◆ **Objective**
Identify each line containing the word "this" and copy it.

═══ Data listing ═══

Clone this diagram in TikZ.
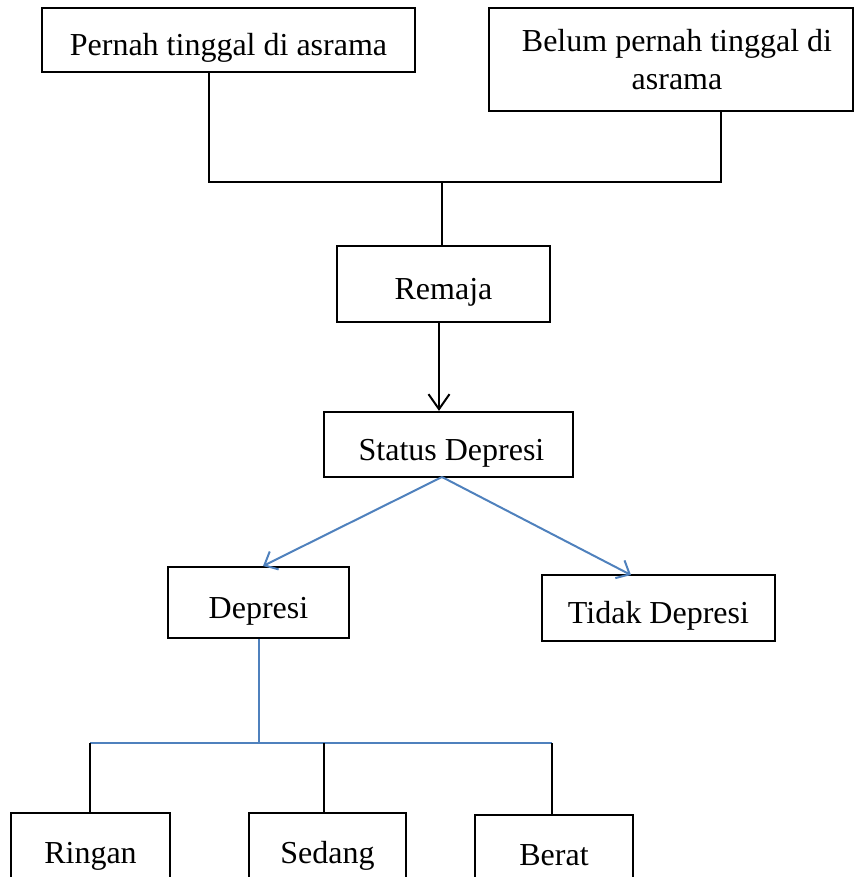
\documentclass[tikz,border=0pt]{standalone}
\usepackage{fontspec}
\setmainfont{Liberation Serif}
\usetikzlibrary{arrows.meta}
\definecolor{lineblue}{RGB}{79,129,189}
\tikzset{
  box/.style={draw=black, line width=2.2pt, rectangle, inner sep=0pt, align=center,
    font=\fontsize{32}{38}\selectfont},
  lowtext/.style={text height=31pt, text depth=0pt},
  blk/.style={draw=black, line width=2pt},
  blu/.style={draw=lineblue, line width=2pt},
  barb/.style={-{Straight Barb[length=15pt,width=21pt,line width=2pt]}},
  bbarb/.style={-{Straight Barb[length=11pt,width=20pt,line width=2pt]}}
}
\begin{document}
\begin{tikzpicture}[x=1pt,y=-1pt]
\useasboundingbox (0,0) rectangle (854,877);
% boxes
\node[box, lowtext, minimum width=373pt, minimum height=64pt] (pernah) at (228.5,40) {Pernah tinggal di asrama};
\node[box, minimum width=364pt, minimum height=103pt] (belum) at (671,59.5) {\hspace*{12pt}Belum pernah tinggal di\\\hspace*{12pt}asrama};
\node[box, lowtext, minimum width=213pt, minimum height=76pt] (remaja) at (443.5,284) {Remaja};
\node[box, lowtext, minimum width=249pt, minimum height=65pt] (status) at (448.5,444.5) {\hspace*{6pt}Status Depresi};
\node[box, lowtext, minimum width=181pt, minimum height=71pt] (depresi) at (258.5,602.5) {Depresi};
\node[box, lowtext, minimum width=233pt, minimum height=66pt] (tidak) at (658.5,608) {Tidak Depresi};
\node[box, lowtext, minimum width=159pt, minimum height=70pt] (ringan) at (90.5,848) {Ringan};
\node[box, lowtext, minimum width=157pt, minimum height=70pt] (sedang) at (327.5,848) {Sedang};
\node[box, lowtext, minimum width=158pt, minimum height=70pt] (berat) at (554,850) {Berat};
% junction coordinates
\coordinate (jl) at (209,182);
\coordinate (jr) at (721,182);
\coordinate (jc) at (442,182);
\coordinate (ax) at (439,0);
\coordinate (bs) at (442,477);
\coordinate (tl) at (263,566);
\coordinate (tr) at (631,575);
\coordinate (dv) at (259,743);
\coordinate (hl) at (90,743);
\coordinate (hm) at (324,743);
\coordinate (hr) at (552,743);
% top connectors
\draw[blk] (pernah.south -| jl) -- (jl) -- (jr) -- (belum.south -| jr);
\draw[blk] (jc) -- (remaja.north -| jc);
\draw[blk, barb] (remaja.south -| ax) -- (status.north -| ax);
% blue branches
\draw[blu, bbarb] (bs) -- (tl);
\draw[blu, bbarb] (bs) -- (tr);
\draw[blu] (depresi.south -| dv) -- (dv);
\draw[blu] (hl) -- (hr);
% bottom connectors
\draw[blk] (hl) -- (ringan.north -| hl);
\draw[blk] (hm) -- (sedang.north -| hm);
\draw[blk] (hr) -- (berat.north -| hr);
\end{tikzpicture}
\end{document}
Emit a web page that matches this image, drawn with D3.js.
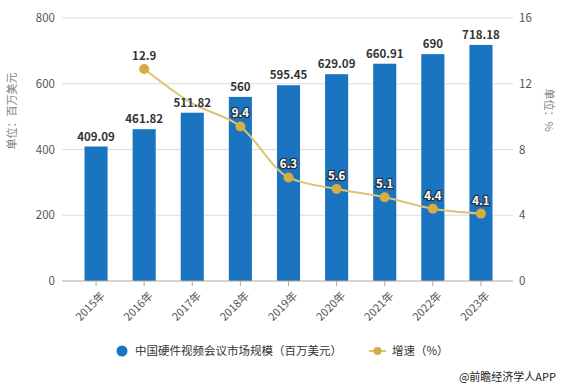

═══

◆ **Reply**
Clone this diagram in TikZ.
Emit a web page that matches this image, drawn with D3.js.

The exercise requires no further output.